A healthy rebalance has been secured by a growth in commercial projects such as hotels, aged-care, child care and other service developments. The national total of cranes, for the same six-month period, dipped by only one crane.

"Cranes will rise and fall but we're still seeing stability in the market," RLB Director Mr Ballesty commented "It's certainly encouraging that as the residential index is noticeably dipping the non-residential is noticeably increasing. And that's encouraging for the broader economy."

Ballesty notes that we’re likely to see a gradual transition from residential crane use to commercial projects, and this is representative of the market’s stability.

 

Sydney stable against Queensland concerns

Sydney’s projects best demonstrate this equality, where the number of residential cranes dropped by 45. Overall, Sydney’s total cranes fell by only four cranes.

On the flip side, Brisbane and the Gold Coast were hit much harder by the slow-down in residential projects. The Gold Coast’s total reduction was eight, where Brisbane slipped 18 cranes.

"What you see in Brisbane is a more dramatic decrease which is not being offset," Mr Ballesty said.
 

Industrial Property – a 2018 asset focus

2018 was predicted as a year for expanse in industrial property development. This asset class is set to reflect the increase in e-commerce and drive the need for quality logistic facilities in prominent locations.

"2018 will see continued strong demand from customers for good quality locations," says Greg Goodman, chief executive of Australia's biggest industrial developer, owner and manager, Goodman Group.

"Customers are looking for locations close to consumers and this will continue to drive demand in markets along the eastern seaboard, particularly in infill locations in Sydney and down the major motorways."

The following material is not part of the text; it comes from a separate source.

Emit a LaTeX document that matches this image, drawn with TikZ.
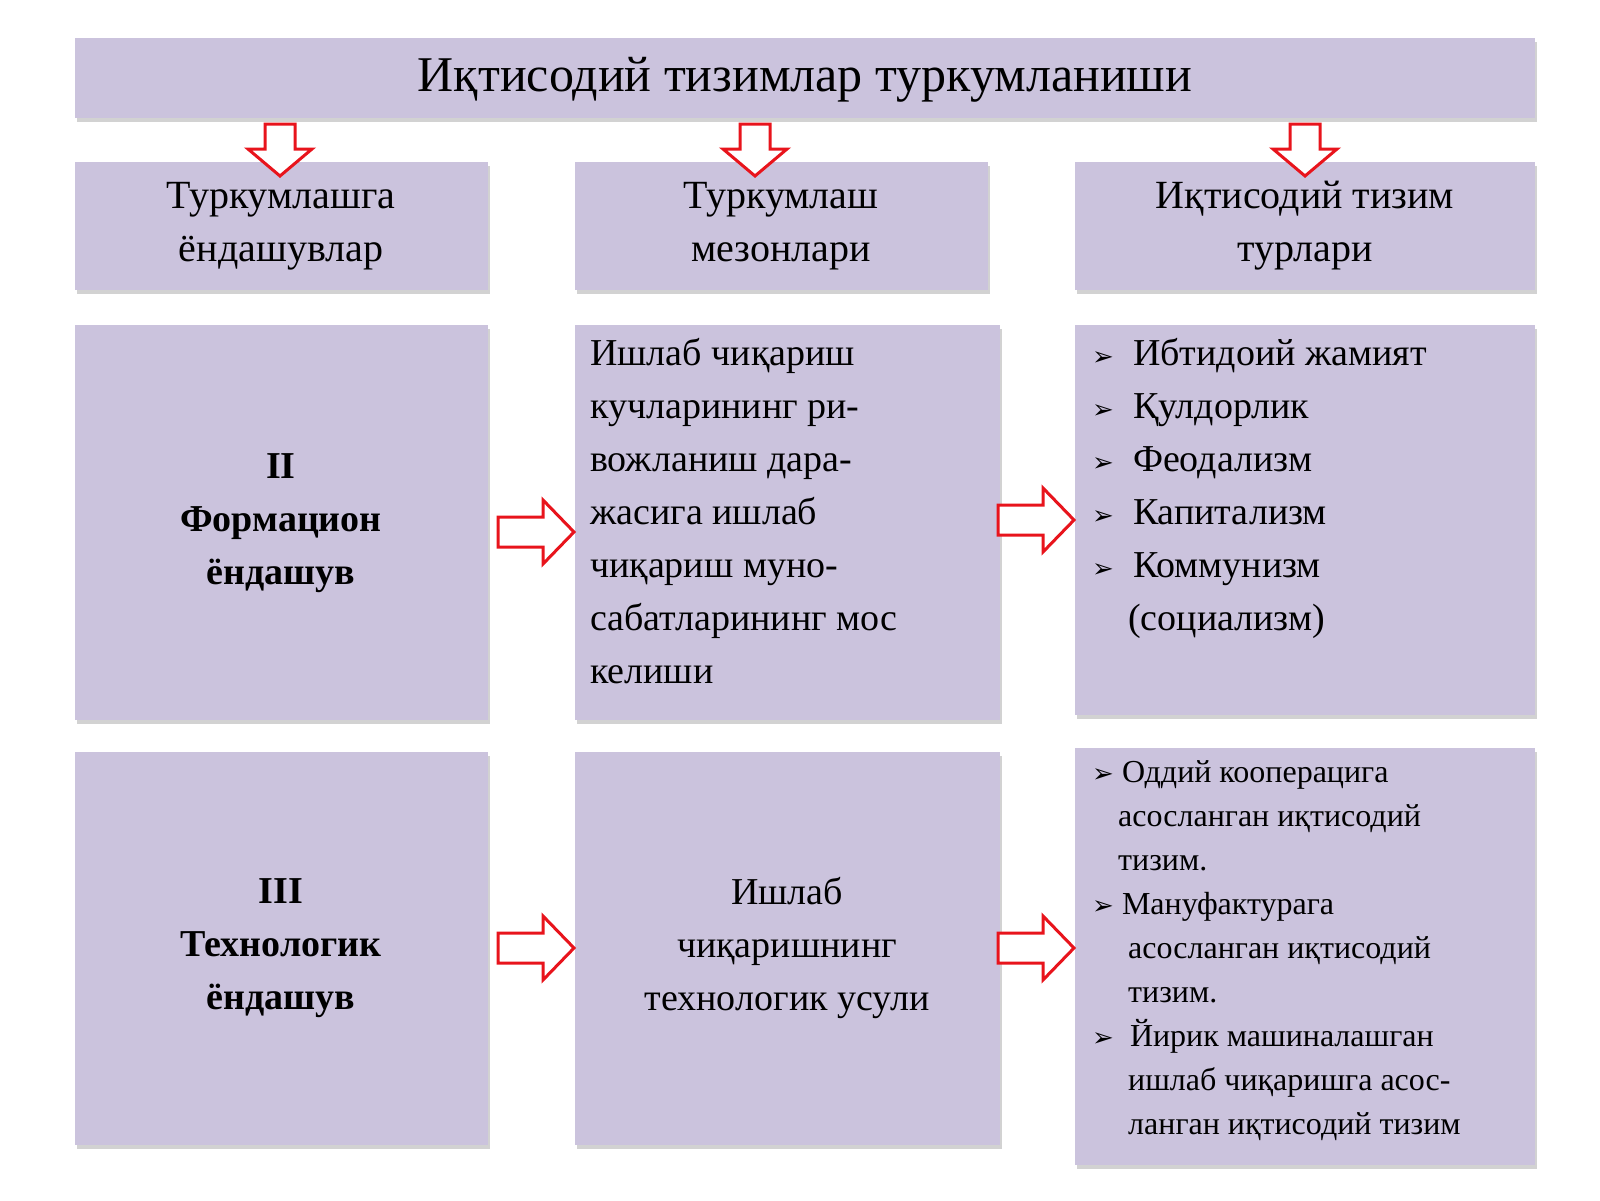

While demand for quality sites is increasing, investors are facing scarcity issues in assets available for purchase. Developers are also finding a shortage of suitable land on which to develop new assets.

Commercial Real Estate firm JLL, have experienced growth across the industrial property sector over the past 12-18 months, however are experiencing a slow-down of.

"This is due to the limited stock placed for sale rather than lack of investor appetite," says Michael Fenton, JLL's Australian head of industrial.

 

Cranes will rise and fall – the market goes on

There remains strong demand for commercial and industrial property development and this is helping to maintain stability in the overall property development market.

While developers can find solace in reports such as the RLB Crane index, the development industry is constantly evolving. This and other reports are not a definitive assessment as to the overall state of the market however serve as a guide to highlight how respective sectors of the construction industry are benchmarking.